Welcome to Noir Journal #50, featuring Key West noir author Mike Dennis. Dennis's books include Setup on Front Street and The Ghosts of Havana, among others. M. C. Pastoret reviewed Setup in Noir Journal 45. Click here to read that review.
Let's begin NJ 50 with a guest post from Mike Dennis himself
MY FIRST TASTE OF NOIR
by Mike Dennis, 2012
Sometime around 1990, I read an interview with the actress Anjelica Huston. In it, she hyped her upcoming movie, The Grifters. I loved the title and Huston mentioned that it was from a novel by Jim Thompson.
Who?
In my sheltered world, I had never heard of the novel or Jim Thompson, but thanks to Black Lizard/Vintage Crime and their aggressive program of rereleasing old titles from the likes of Thompson, David Goodis, Charles Willeford, et al, I could run down to my local bookstore to stock up on these new editions and quickly get up to speed.

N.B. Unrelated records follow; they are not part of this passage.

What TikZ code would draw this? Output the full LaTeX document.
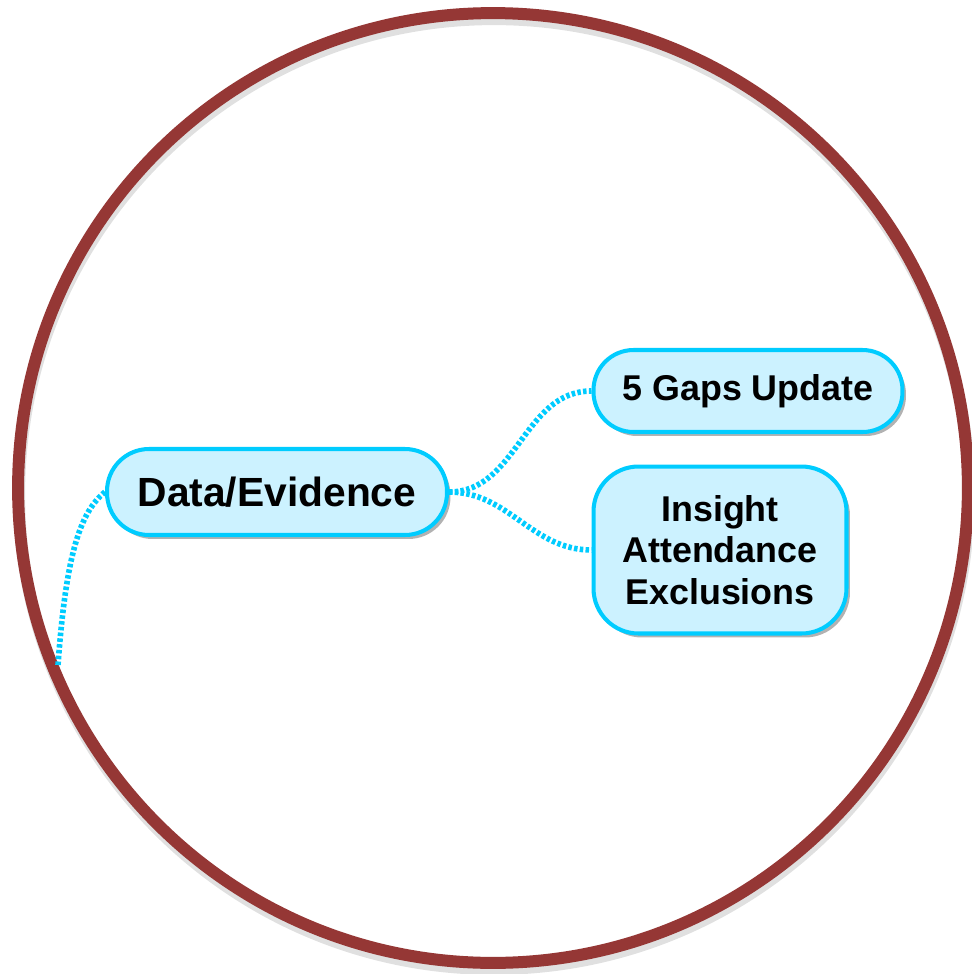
\documentclass[tikz,border=0pt]{standalone}
\usepackage{fontspec}
\setmainfont{Liberation Sans}
\usetikzlibrary{shadows}
\definecolor{ringred}{RGB}{149,55,53}
\definecolor{topicline}{RGB}{0,204,255}
\definecolor{topicfill}{RGB}{204,242,255}
\tikzset{
     topic/.style = { draw=topicline, fill=topicfill, line width=2.3pt, align=center,
                      drop shadow={fill=black, opacity=0.3, shadow xshift=0.07cm, shadow yshift=-0.08cm} },
  maintopic/.style = { topic, rounded corners=0.84cm, font=\bfseries\fontsize{23.2}{27}\selectfont },
   subtopic/.style = { topic, font=\bfseries\fontsize{20.4}{23.8}\selectfont },
      link/.style = { color=topicline, line width=3.2pt, dash pattern=on 2pt off 1.3pt },
}
\newcommand*{\ringradius}{9.5cm}

\begin{document}
\begin{tikzpicture}[x=0.02cm, y=-0.02cm]
  \useasboundingbox (0,0) rectangle (972,974);
  \fill[white] (0,0) rectangle (972,974);

  % ring with its shadow
  \draw[black, opacity=0.12, line width=0.24cm] (494,494) circle [radius=\ringradius];
  \draw[ringred, line width=0.24cm] (493,488) circle [radius=\ringradius];

  \node[maintopic, minimum width=6.8cm, minimum height=1.72cm] (data) at (277,492) {Data/Evidence};
  \node[subtopic, rounded corners=0.8cm, minimum width=6.18cm, minimum height=1.64cm]
    (gaps) at (748,391) {5 Gaps Update};
  \node[subtopic, rounded corners=0.9cm, minimum width=5.06cm, minimum height=3.34cm]
    (insight) at (720,550) {Insight\\Attendance\\Exclusions};

  \coordinate (stub) at (58,665);
  \draw[link] (data.west) .. controls +(-25,20) and +(8,-110) .. (stub);
  \draw[link] (data.east) to[out=0, in=180] (gaps.west);
  \draw[link] (data.east) to[out=0, in=180] (insight.west);

\end{tikzpicture}
\end{document}
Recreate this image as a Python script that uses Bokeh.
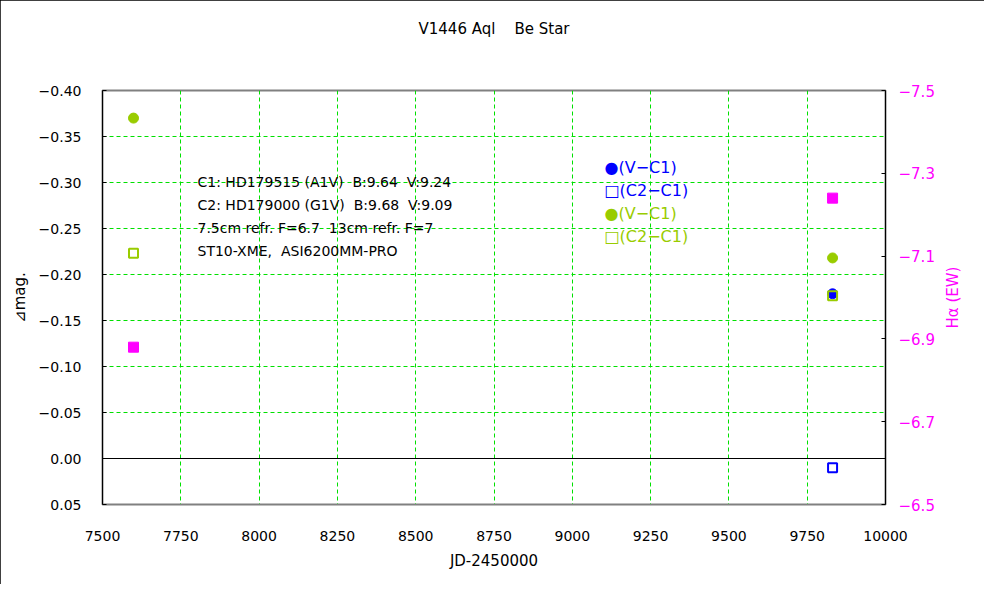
import math
from bokeh.plotting import figure
from bokeh.models import (Range1d, LinearAxis, FixedTicker, CustomJSTickFormatter,
                          Span, Label, Title)
from bokeh.embed import file_html
from bokeh.resources import INLINE

NB = "\u00a0"

# ---------------- data ----------------
title_text = "V1446 Aql" + NB * 4 + "Be Star"
x_ticks = [7500, 7750, 8000, 8250, 8500, 8750, 9000, 9250, 9500, 9750, 10000]
y_ticks = [-0.40, -0.35, -0.30, -0.25, -0.20, -0.15, -0.10, -0.05, 0.00, 0.05]
ha_ticks = [-7.5, -7.3, -7.1, -6.9, -6.7, -6.5]

# blue series
jd_blue = [9831]
v_c1_blue = [-0.179]
c2_c1_blue = [0.010]
# green series
jd_green = [7599, 9831]
v_c1_green = [-0.370, -0.218]
c2_c1_green = [-0.223, -0.177]
# H-alpha equivalent width
jd_ha = [7599, 9831]
ha_ew = [-6.88, -7.24]

legend_labels = ["\u25cf(V\u2212C1)", "\u25a1(C2\u2212C1)", "\u25cf(V\u2212C1)", "\u25a1(C2\u2212C1)"]
note_lines = [
    "C1: HD179515 (A1V)" + NB * 2 + "B:9.64" + NB * 2 + "V:9.24",
    "C2: HD179000 (G1V)" + NB * 2 + "B:9.68" + NB * 2 + "V:9.09",
    "7.5cm refr. F=6.7" + NB * 2 + "13cm refr. F=7",
    "ST10-XME," + NB * 2 + "ASI6200MM-PRO",
]

BLUE = "#0000ff"
GREEN = "#99cc00"
MAGENTA = "#ff00ff"
GRID = "#00e000"
BLACK = "#000000"
FONT = "DejaVu Sans"

p = figure(width=984, height=584,
           x_range=Range1d(7500, 10000), y_range=Range1d(0.05, -0.40),
           output_backend="svg", toolbar_location=None,
           min_border_left=102, min_border_right=99,
           min_border_top=90, min_border_bottom=80)
p.styles = {"outline": "1px solid #000000", "outline-offset": "-1px"}

p.outline_line_color = "#808080"
p.outline_line_width = 2

# title, pushed away from the frame by a spacer title
spacer = Title(text=NB, text_font_size="1px", standoff=50)
main_title = Title(text=title_text, align="center", text_font=FONT, text_font_size="15px",
                   text_font_style="normal", text_color=BLACK, standoff=0)
p.add_layout(spacer, "above")
p.add_layout(main_title, "above")

def fmt(d):
    return CustomJSTickFormatter(code="""
        const v = Math.abs(tick) < 1e-9 ? 0 : tick;
        const s = Math.abs(v).toFixed(%d);
        return v < 0 ? "\u2212" + s : s;
    """ % d)

# x axis
xa = p.xaxis[0]
xa.ticker = FixedTicker(ticks=x_ticks)
xa.formatter = fmt(0)
xa.axis_label = "JD-2450000"
xa.axis_label_text_font = FONT
xa.axis_label_text_font_size = "15px"
xa.axis_label_text_font_style = "normal"
xa.axis_label_text_color = BLACK
xa.axis_label_standoff = 8
xa.major_label_text_font = FONT
xa.major_label_text_font_size = "14px"
xa.major_label_text_color = BLACK
xa.major_label_standoff = 26
xa.major_tick_in = 0
xa.major_tick_out = 0
xa.minor_tick_in = 0
xa.minor_tick_out = 0
xa.axis_line_color = "#808080"

# left axis
ya = p.yaxis[0]
ya.ticker = FixedTicker(ticks=y_ticks)
ya.formatter = fmt(2)
ya.axis_label = "\u22bfmag."
ya.axis_label_text_font = FONT
ya.axis_label_text_font_size = "15px"
ya.axis_label_text_font_style = "normal"
ya.axis_label_text_color = BLACK
ya.axis_label_standoff = 7
ya.major_label_text_font = FONT
ya.major_label_text_font_size = "14px"
ya.major_label_text_color = BLACK
ya.major_label_standoff = 21
ya.major_tick_in = 4
ya.major_tick_out = 0
ya.minor_tick_in = 0
ya.minor_tick_out = 0
ya.axis_line_color = BLACK

# right axis (label drawn separately in the right panel)
p.extra_y_ranges = {"ha": Range1d(-6.5, -7.5)}
ra = LinearAxis(y_range_name="ha", ticker=FixedTicker(ticks=ha_ticks), formatter=fmt(1),
                major_label_text_color=MAGENTA, major_label_text_font=FONT,
                major_label_text_font_size="15px", major_label_standoff=13,
                major_tick_in=4, major_tick_out=0, minor_tick_in=0, minor_tick_out=0,
                axis_line_color=BLACK)
p.add_layout(ra, "right")
p.add_layout(Label(x=15, y=207, x_units="screen", y_units="screen", text="H\u03b1 (EW)",
                   angle=90, angle_units="deg", text_align="center", text_baseline="middle",
                   text_color=MAGENTA, text_font=FONT, text_font_size="15px"), "right")

# grid
for g in (p.xgrid[0], p.ygrid[0]):
    g.grid_line_color = GRID
    g.grid_line_dash = "4 3"
    g.grid_line_width = 1

p.add_layout(Span(location=0, dimension="width", line_color=BLACK, line_width=1))

# data
p.scatter(jd_blue, v_c1_blue, marker="circle", size=10, fill_color=BLUE, line_color=BLUE)
p.scatter(jd_blue, c2_c1_blue, marker="square", size=9, fill_color=None, line_color=BLUE, line_width=2)
p.scatter(jd_green, v_c1_green, marker="circle", size=10, fill_color=GREEN, line_color=GREEN)
p.scatter(jd_green, c2_c1_green, marker="square", size=9, fill_color=None, line_color=GREEN, line_width=2)
p.scatter(jd_ha, ha_ew, marker="square", size=10, fill_color=MAGENTA, line_color=MAGENTA,
          y_range_name="ha")

# legend (text)
leg_colors = [BLUE, BLUE, GREEN, GREEN]
leg_y = [337, 314, 291, 268]
for t, c, yy in zip(legend_labels, leg_colors, leg_y):
    p.add_layout(Label(x=502, y=yy, x_units="screen", y_units="screen", text=t,
                       text_color=c, text_font=FONT, text_font_size="16px",
                       text_baseline="middle"))

# notes
note_y = [323, 300, 277, 254]
for t, yy in zip(note_lines, note_y):
    p.add_layout(Label(x=95, y=yy, x_units="screen", y_units="screen", text=t,
                       text_color=BLACK, text_font=FONT, text_font_size="14px",
                       text_baseline="middle"))

open("out.html", "w").write(file_html(p, INLINE))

In addition to opening the gate to those great authors, the Huston interview did one more thing I'd never seen before. It mentioned the word "noir" in connection with fiction.
Now, I'd been a film noir fan for many years prior to this, but it never occurred to me to apply the term to books. Film noir carries the intoxicating images of wet city streets at night, awash in a dizzying mix of shadow and light. Detached losers sitting around shabby rooms thick with cigarette smoke and cheap whiskey, naked light bulbs hanging from ceilings, the smell of the doublecross forever lingering in the air.
But now, here it was in print! The same bleakness born of anti-modernism, the same utterly unpretentious tales told in the vernacular of the streets, and more importantly, the language of the reader. After centuries of sentimentality and humanism, an offshoot of literature had, unbeknownst to me, taken a turn in the 1930s and 40s toward hard tales of society's minor players who often wander through their lives unseen by most other people. These are not professional criminals, but rather ordinary joes and janes who get caught up in the backwater of their own poor choices. And when the fiddler is done, he must be paid.
I can't really say why I identify so thoroughly with these characters, or for that matter, with the authors who created them. My own life has been relatively charmed, unfettered by the desperate situations faced by most noir protagonists or their creators. All I know is that when I read The Grifters, along with all the noir novels that followed, they spoke to me. And I listened.
After writing a few starter novels, I eventually turned to noir. The Take was my first published novel and is noir in every sense. I then began a series called Key West Nocturnes, designed to lift the veil off Key West, revealing it as a true noir city, on a par with Los Angeles, New Orleans, or Miami.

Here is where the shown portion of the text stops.